*Problem to solve*: From the records below, please print only the lines from the one containing "Write the Plotly code for this chart." through the one containing "fig = go.Figure()", both included. Skip the pictures.

^^^^

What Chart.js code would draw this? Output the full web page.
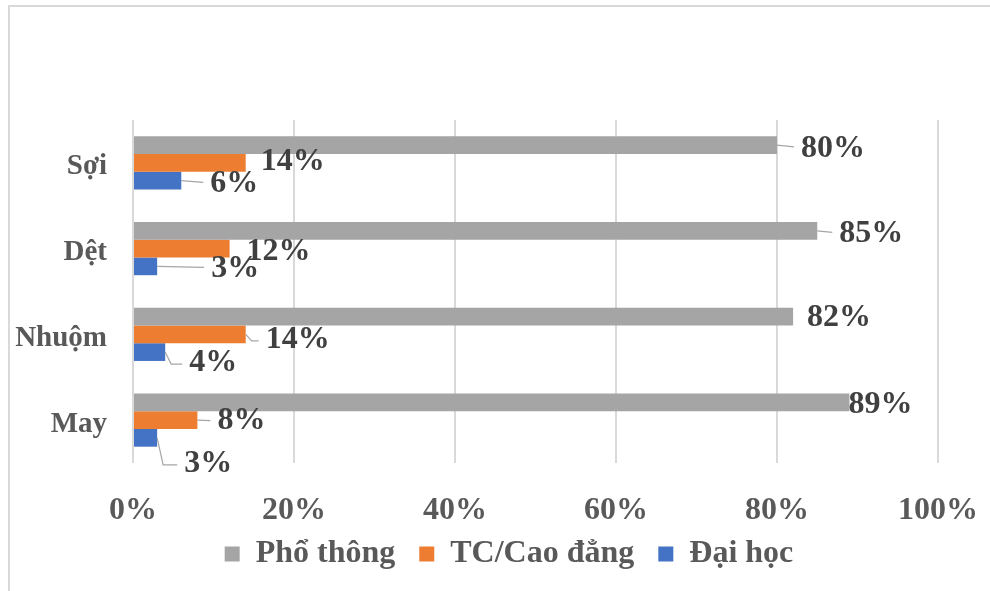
<!DOCTYPE html>
<html>
<head>
<meta charset="utf-8">
<script src="https://cdn.jsdelivr.net/npm/chart.js@4"></script>
<style>
  html, body { margin: 0; padding: 0; background: #ffffff; }
  #wrap { position: relative; width: 990px; height: 591px; overflow: hidden; }
  #wrap canvas { position: absolute; left: 0; top: 0; }
  #frame { position: absolute; left: 8px; top: 5px; width: 1000px; height: 600px;
           border-top: 2px solid #d9d9d9; border-left: 2px solid #d9d9d9; pointer-events: none; }
</style>
</head>
<body>
<div id="wrap">
  <canvas id="chart" width="990" height="591"></canvas>
  <div id="frame"></div>
</div>
<script>
// Workforce education level by production stage (%)
const categories = ['Sợi', 'Dệt', 'Nhuộm', 'May'];
const seriesNames = ['Phổ thông', 'TC/Cao đẳng', 'Đại học'];
const phoThong = [80, 85, 82, 89];
const tcCaoDang = [14, 12, 14, 8];
const daiHoc = [6, 3, 4, 3];
const xTickValues = [0, 20, 40, 60, 80, 100];

const seriesColors = ['#a5a5a5', '#ed7d31', '#4472c4'];
const FONT = '"Liberation Serif", "Times New Roman", serif';
const FONT_SIZE = 32;

// Where each value label sits relative to its bar end: [dx, dy, draw leader line]
const labelPlacement = [
  [[24, 3.5, true], [22, 3, true], [14, 1.5, false], [-1, 2, false]],
  [[15, -1, false], [17, 3, false], [20, 5.5, true], [20, 1, true]],
  [[29, 3.5, true], [54, 2, true], [24, 11, true], [27, 26, true]]
];

const valueLabels = {
  id: 'valueLabels',
  afterDatasetsDraw(chart) {
    const ctx = chart.ctx;
    ctx.save();
    ctx.font = 'bold ' + FONT_SIZE + 'px ' + FONT;
    ctx.textAlign = 'left';
    ctx.textBaseline = 'middle';
    chart.data.datasets.forEach((ds, i) => {
      const meta = chart.getDatasetMeta(i);
      meta.data.forEach((bar, j) => {
        const [dx, dy, leader] = labelPlacement[i][j];
        const x0 = bar.x, y0 = bar.y;
        const lx = x0 + dx, ly = y0 + dy;
        if (leader) {
          const ex = lx - 7;
          const ey = Math.abs(dy) > 4 ? ly + 1 : y0 + dy * 0.5;
          ctx.beginPath();
          ctx.strokeStyle = '#a6a6a6';
          ctx.lineWidth = 1.2;
          ctx.moveTo(x0, y0);
          if (Math.abs(ey - y0) > 4) ctx.lineTo(x0 + 6, ey);
          ctx.lineTo(ex, ey);
          ctx.stroke();
        }
        ctx.fillStyle = '#404040';
        ctx.fillText(ds.data[j] + '%', lx, ly);
      });
    });
    ctx.restore();
  }
};

// The legend row is centred on the whole framed card, below the axis labels
const legendPlacement = {
  id: 'legendPlacement',
  afterLayout(chart) {
    const lg = chart.legend;
    lg.left = 80; lg.right = 938; lg.width = lg.right - lg.left;
    lg.top = 514; lg.bottom = 591; lg.height = lg.bottom - lg.top;
  }
};

const seriesValues = [phoThong, tcCaoDang, daiHoc];
const axisFont = { family: FONT, size: FONT_SIZE, weight: 'bold' };

new Chart(document.getElementById('chart'), {
  type: 'bar',
  data: {
    labels: categories,
    datasets: seriesNames.map((name, i) => ({
      label: name,
      data: seriesValues[i],
      backgroundColor: seriesColors[i],
      borderWidth: 0,
      categoryPercentage: 0.62,
      barPercentage: 1.0
    }))
  },
  options: {
    responsive: false,
    animation: false,
    devicePixelRatio: 1,
    indexAxis: 'y',
    layout: { padding: { top: 120, right: 52, left: 0, bottom: 0 } },
    plugins: {
      tooltip: { enabled: false },
      legend: {
        position: 'bottom',
        maxHeight: 40,
        labels: {
          font: axisFont,
          color: '#595959',
          boxWidth: 15,
          boxHeight: 15,
          padding: 24
        }
      }
    },
    scales: {
      x: {
        min: 0,
        max: 100,
        afterBuildTicks(scale) { scale.ticks = xTickValues.map(v => ({ value: v })); },
        ticks: {
          callback: v => v + '%',
          font: axisFont,
          color: '#595959',
          padding: 29,
          maxRotation: 0
        },
        grid: { color: '#d9d9d9', lineWidth: 2, drawTicks: false },
        border: { display: false },
        afterFit(scale) {
          scale.height = 88;
          scale.paddingLeft = 0;
          scale.paddingRight = 0;
        }
      },
      y: {
        ticks: {
          font: { family: FONT, size: 29, weight: 'bold' },
          color: '#595959',
          padding: 26,
          labelOffset: 4
        },
        grid: { display: false, drawTicks: false },
        border: { display: false },
        afterFit(scale) { scale.width = 133; }
      }
    }
  },
  plugins: [valueLabels, legendPlacement]
});
</script>
</body>
</html>
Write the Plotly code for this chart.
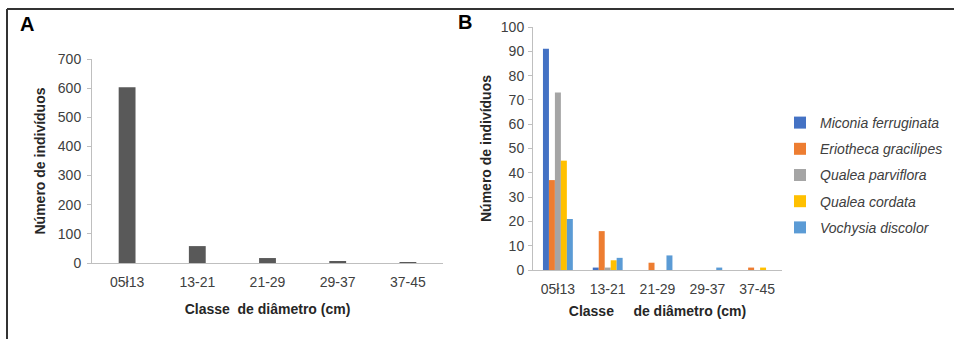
import plotly.graph_objects as go

W, H = 954, 339

classes = ["05ł13", "13-21", "21-29", "29-37", "37-45"]
total_individuals = [603, 58, 17, 4, 3]

species = ["Miconia ferruginata", "Eriotheca gracilipes", "Qualea parviflora",
           "Qualea cordata", "Vochysia discolor"]
miconia = [91, 1, 0, 0, 0]
eriotheca = [37, 16, 3, 0, 1]
qualea_parviflora = [73, 1, 0, 0, 0]
qualea_cordata = [45, 4, 0, 0, 1]
vochysia = [21, 5, 6, 1, 0]
species_values = [miconia, eriotheca, qualea_parviflora, qualea_cordata, vochysia]
species_colors = ["#4472C4", "#ED7D31", "#A5A5A5", "#FFC000", "#5B9BD5"]

ticks_a = list(range(0, 701, 100))
ticks_b = list(range(0, 101, 10))

def px(x):
    return x / W

def py(y):
    return 1 - y / H

fig = go.Figure()

fig.add_trace(go.Bar(x=classes, y=total_individuals, marker_color="#595959",
                     marker_line_width=0, showlegend=False, width=0.24,
                     xaxis="x", yaxis="y"))

for name, vals, col in zip(species, species_values, species_colors):
    fig.add_trace(go.Bar(x=classes, y=vals, name=name, marker_color=col,
                         marker_line_width=0, legendgroup=name,
                         xaxis="x2", yaxis="y2"))

font = "Liberation Sans, Arial, sans-serif"
tickfont = dict(family=font, size=14, color="#404040")
titlefont = dict(family=font, size=14, color="#262626")
axis_common = dict(showgrid=False, zeroline=False, showline=True, automargin=False,
                   linecolor="#BFBFBF", linewidth=1, tickfont=tickfont)

fig.update_layout(
    width=W, height=H,
    autosize=False,
    margin=dict(l=0, r=0, t=0, b=0, pad=0, autoexpand=False),
    paper_bgcolor="white", plot_bgcolor="white",
    barmode="group",
    bargap=0.4,
    font=dict(family=font),
    xaxis=dict(domain=[px(92), px(443)], anchor="y", **axis_common,
               ticks="", ticklabelstandoff=6,
               title=dict(text="<b>Classe\u00a0\u00a0de diâmetro (cm)</b>",
                          font=titlefont, standoff=15)),
    yaxis=dict(domain=[py(263), py(59)], anchor="x", range=[0, 700],
               tickvals=ticks_a, ticks="outside", ticklen=4, tickcolor="#BFBFBF",
               ticklabelstandoff=3, **axis_common,
               title=dict(text="<b>Número de indivíduos</b>", font=titlefont, standoff=8)),
    xaxis2=dict(domain=[px(533), px(782)], anchor="y2", **axis_common,
                ticks="", ticklabelstandoff=6,
                title=dict(text="<b>Classe\u00a0\u00a0\u00a0\u00a0\u00a0de diâmetro (cm)</b>",
                           font=titlefont, standoff=10)),
    yaxis2=dict(domain=[py(270), py(27)], anchor="x2", range=[0, 100],
                tickvals=ticks_b, ticks="outside", ticklen=4, tickcolor="#BFBFBF",
                ticklabelstandoff=1, **axis_common,
                title=dict(text="<b>Número de indivíduos</b>", font=titlefont, standoff=5)),
    legend=dict(x=px(780), y=py(107), xanchor="left", yanchor="top",
                font=dict(family=font, size=14, color="#404040", style="italic"),
                tracegroupgap=5, bgcolor="rgba(0,0,0,0)"),
    shapes=[
        dict(type="line", xref="paper", yref="paper", x0=px(7), x1=1, y0=py(9), y1=py(9),
             line=dict(color="#333333", width=2)),
        dict(type="line", xref="paper", yref="paper", x0=px(7), x1=px(7), y0=py(9), y1=0,
             line=dict(color="#333333", width=2)),
    ],
    annotations=[
        dict(text="<b>A</b>", x=px(18), y=py(24), xref="paper", yref="paper",
             xanchor="left", yanchor="middle", showarrow=False,
             font=dict(family=font, size=20, color="#000000")),
        dict(text="<b>B</b>", x=px(456), y=py(22), xref="paper", yref="paper",
             xanchor="left", yanchor="middle", showarrow=False,
             font=dict(family=font, size=20, color="#000000")),
    ],
)

fig.write_html("out.html", config={"displayModeBar": False},
               post_script="document.body.style.margin='0';")
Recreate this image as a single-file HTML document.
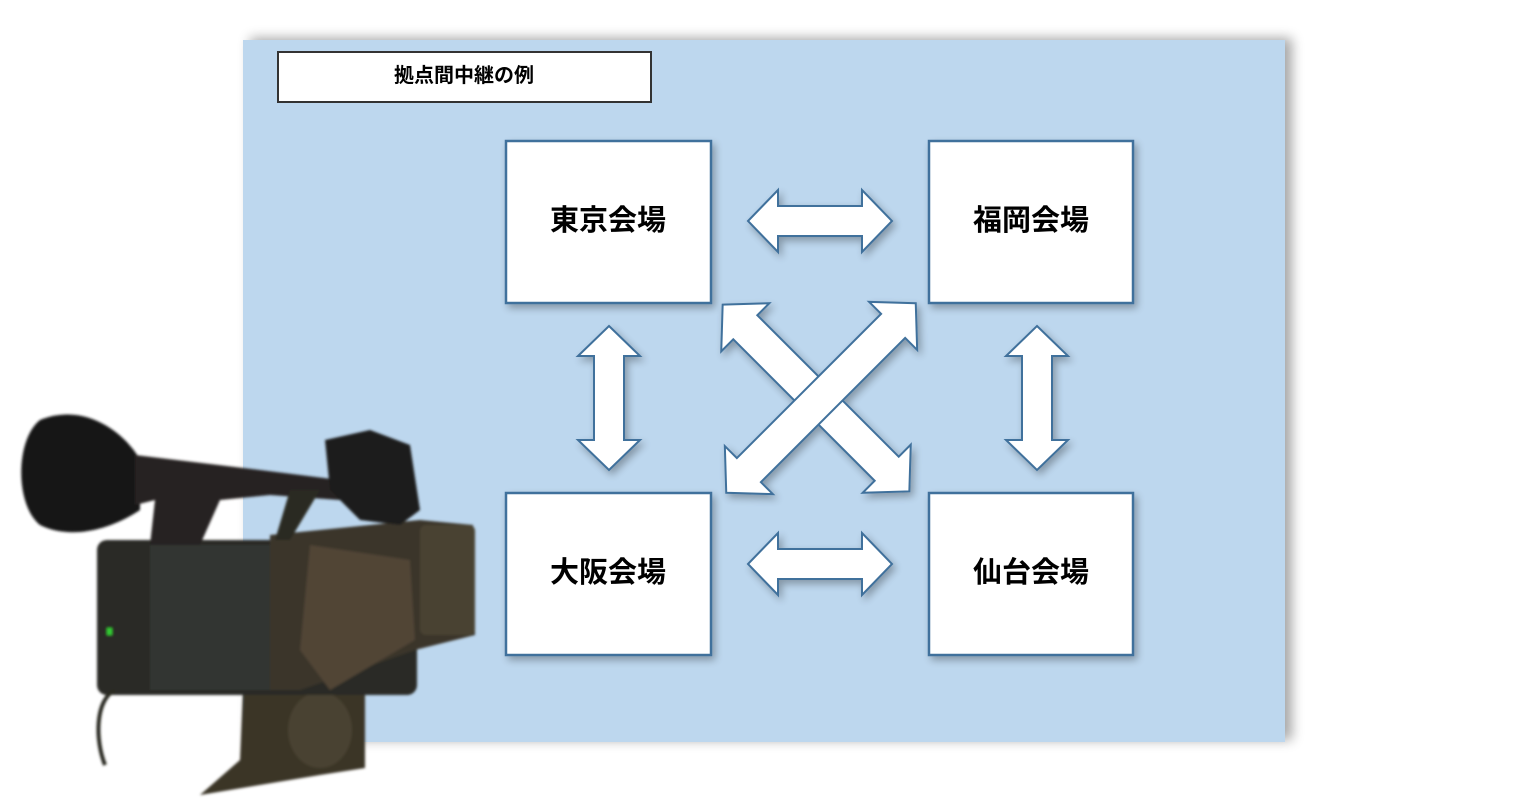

^^^^

*Correct response*:
Write the Plotly code for this chart.
import plotly.graph_objects as go

W, H = 954, 339

classes = ["05ł13", "13-21", "21-29", "29-37", "37-45"]
total_individuals = [603, 58, 17, 4, 3]

species = ["Miconia ferruginata", "Eriotheca gracilipes", "Qualea parviflora",
           "Qualea cordata", "Vochysia discolor"]
miconia = [91, 1, 0, 0, 0]
eriotheca = [37, 16, 3, 0, 1]
qualea_parviflora = [73, 1, 0, 0, 0]
qualea_cordata = [45, 4, 0, 0, 1]
vochysia = [21, 5, 6, 1, 0]
species_values = [miconia, eriotheca, qualea_parviflora, qualea_cordata, vochysia]
species_colors = ["#4472C4", "#ED7D31", "#A5A5A5", "#FFC000", "#5B9BD5"]

ticks_a = list(range(0, 701, 100))
ticks_b = list(range(0, 101, 10))

def px(x):
    return x / W

def py(y):
    return 1 - y / H

fig = go.Figure()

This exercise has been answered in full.